■ Data segment:
-- begin --

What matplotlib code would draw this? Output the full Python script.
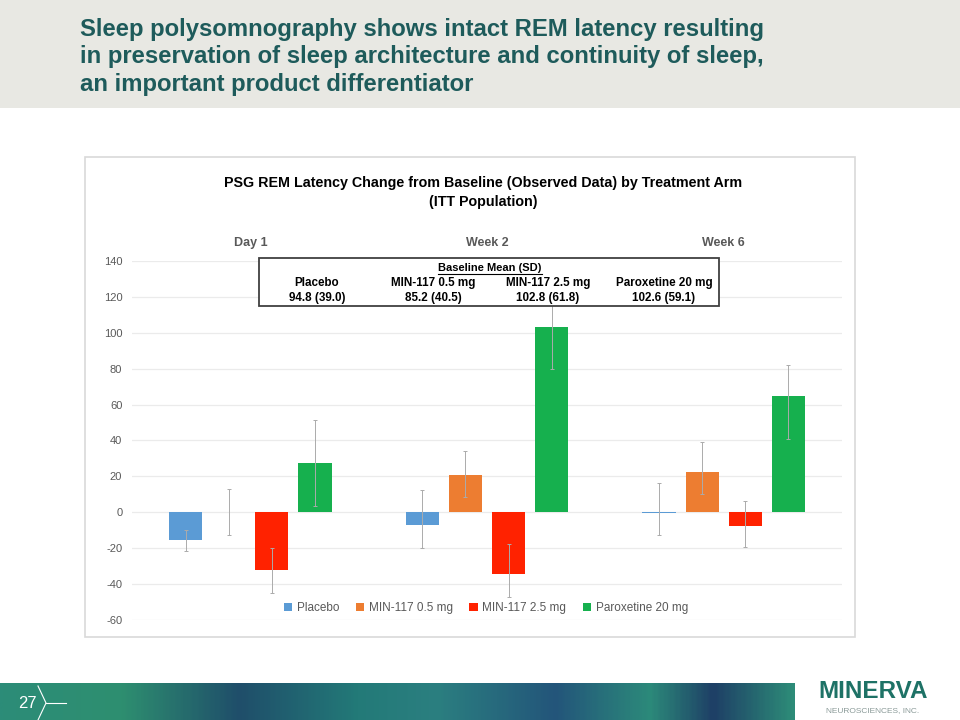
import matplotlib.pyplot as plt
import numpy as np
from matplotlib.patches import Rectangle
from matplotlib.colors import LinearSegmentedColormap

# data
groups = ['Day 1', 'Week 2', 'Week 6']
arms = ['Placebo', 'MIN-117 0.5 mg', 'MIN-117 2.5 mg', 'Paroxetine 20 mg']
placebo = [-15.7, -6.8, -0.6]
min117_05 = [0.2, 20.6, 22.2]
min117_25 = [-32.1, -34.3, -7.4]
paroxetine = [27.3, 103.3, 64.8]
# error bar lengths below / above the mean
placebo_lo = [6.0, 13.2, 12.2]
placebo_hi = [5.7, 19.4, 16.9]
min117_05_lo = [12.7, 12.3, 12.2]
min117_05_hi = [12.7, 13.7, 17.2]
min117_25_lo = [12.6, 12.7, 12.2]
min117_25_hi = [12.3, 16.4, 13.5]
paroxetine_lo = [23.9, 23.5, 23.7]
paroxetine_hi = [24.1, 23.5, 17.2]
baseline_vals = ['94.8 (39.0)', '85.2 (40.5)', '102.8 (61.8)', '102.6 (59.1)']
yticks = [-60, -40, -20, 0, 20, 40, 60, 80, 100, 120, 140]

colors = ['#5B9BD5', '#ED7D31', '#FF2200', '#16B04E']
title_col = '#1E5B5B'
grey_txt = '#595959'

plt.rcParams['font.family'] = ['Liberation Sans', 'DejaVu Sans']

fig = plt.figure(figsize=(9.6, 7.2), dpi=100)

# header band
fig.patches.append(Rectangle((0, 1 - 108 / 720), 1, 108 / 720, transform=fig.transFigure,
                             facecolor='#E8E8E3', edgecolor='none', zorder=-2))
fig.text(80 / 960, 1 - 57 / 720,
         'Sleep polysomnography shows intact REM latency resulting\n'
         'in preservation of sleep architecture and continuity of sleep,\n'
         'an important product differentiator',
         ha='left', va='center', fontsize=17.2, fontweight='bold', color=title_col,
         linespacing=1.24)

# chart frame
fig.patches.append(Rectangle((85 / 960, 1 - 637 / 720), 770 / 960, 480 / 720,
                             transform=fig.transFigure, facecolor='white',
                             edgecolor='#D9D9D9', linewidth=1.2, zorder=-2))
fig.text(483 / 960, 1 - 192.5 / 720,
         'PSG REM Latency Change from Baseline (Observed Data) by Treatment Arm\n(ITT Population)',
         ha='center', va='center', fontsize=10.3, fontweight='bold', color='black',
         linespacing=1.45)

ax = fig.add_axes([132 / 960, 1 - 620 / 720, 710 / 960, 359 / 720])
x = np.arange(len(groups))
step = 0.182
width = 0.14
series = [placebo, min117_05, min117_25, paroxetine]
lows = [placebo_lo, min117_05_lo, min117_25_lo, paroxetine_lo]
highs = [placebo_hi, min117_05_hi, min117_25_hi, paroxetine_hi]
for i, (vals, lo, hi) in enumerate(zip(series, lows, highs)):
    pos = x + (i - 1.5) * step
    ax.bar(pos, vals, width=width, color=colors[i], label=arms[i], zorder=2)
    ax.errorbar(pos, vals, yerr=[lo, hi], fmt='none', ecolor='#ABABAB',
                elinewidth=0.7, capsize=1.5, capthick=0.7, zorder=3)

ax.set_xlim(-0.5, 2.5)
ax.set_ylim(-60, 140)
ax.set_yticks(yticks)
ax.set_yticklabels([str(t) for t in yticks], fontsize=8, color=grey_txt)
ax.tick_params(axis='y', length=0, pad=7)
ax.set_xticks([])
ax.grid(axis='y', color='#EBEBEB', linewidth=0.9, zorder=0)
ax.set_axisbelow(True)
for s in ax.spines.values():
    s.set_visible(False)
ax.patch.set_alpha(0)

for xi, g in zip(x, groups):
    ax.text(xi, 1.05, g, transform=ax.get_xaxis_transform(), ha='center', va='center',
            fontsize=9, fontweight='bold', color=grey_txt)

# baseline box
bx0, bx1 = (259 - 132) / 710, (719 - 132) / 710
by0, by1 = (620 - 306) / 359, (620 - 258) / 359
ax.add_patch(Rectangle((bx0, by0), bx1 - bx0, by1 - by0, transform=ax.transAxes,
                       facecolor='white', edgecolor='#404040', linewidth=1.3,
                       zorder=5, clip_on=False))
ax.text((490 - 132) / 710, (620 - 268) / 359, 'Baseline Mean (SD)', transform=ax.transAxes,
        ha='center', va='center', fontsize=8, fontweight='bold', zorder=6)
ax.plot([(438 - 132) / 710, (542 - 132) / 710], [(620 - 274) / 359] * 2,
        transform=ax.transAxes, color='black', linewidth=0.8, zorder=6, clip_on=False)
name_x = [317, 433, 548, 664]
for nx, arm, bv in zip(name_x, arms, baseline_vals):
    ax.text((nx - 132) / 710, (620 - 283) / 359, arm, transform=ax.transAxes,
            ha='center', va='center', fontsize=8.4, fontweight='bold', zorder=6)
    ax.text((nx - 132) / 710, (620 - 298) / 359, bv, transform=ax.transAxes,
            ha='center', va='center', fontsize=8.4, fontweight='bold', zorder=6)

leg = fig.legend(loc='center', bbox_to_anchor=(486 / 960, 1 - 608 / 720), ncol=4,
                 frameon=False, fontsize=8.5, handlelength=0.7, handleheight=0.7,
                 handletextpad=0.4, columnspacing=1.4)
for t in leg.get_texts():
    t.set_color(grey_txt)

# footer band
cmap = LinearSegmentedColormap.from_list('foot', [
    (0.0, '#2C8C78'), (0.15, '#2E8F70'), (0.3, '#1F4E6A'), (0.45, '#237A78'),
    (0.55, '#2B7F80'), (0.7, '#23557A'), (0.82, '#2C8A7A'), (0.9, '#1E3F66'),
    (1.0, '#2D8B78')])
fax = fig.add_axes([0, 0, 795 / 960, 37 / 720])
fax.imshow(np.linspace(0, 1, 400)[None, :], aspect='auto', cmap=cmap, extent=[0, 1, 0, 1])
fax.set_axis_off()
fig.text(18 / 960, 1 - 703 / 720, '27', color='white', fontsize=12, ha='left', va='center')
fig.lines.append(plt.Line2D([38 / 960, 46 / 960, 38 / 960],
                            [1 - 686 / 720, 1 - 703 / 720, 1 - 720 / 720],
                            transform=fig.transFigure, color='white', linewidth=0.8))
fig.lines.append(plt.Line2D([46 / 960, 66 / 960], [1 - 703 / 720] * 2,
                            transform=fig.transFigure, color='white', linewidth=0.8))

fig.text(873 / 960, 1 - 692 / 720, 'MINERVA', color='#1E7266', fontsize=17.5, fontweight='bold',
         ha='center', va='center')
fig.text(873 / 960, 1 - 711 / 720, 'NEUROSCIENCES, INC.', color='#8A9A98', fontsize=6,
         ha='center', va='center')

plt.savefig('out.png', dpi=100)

-- end --

■ Directions: Leave out the pictures and repeat exactly the lines from the start of the material through the line that contains "from matplotlib.colors import", both included.

■ Solved problem:
What matplotlib code would draw this? Output the full Python script.
import matplotlib.pyplot as plt
import numpy as np
from matplotlib.patches import Rectangle
from matplotlib.colors import LinearSegmentedColormap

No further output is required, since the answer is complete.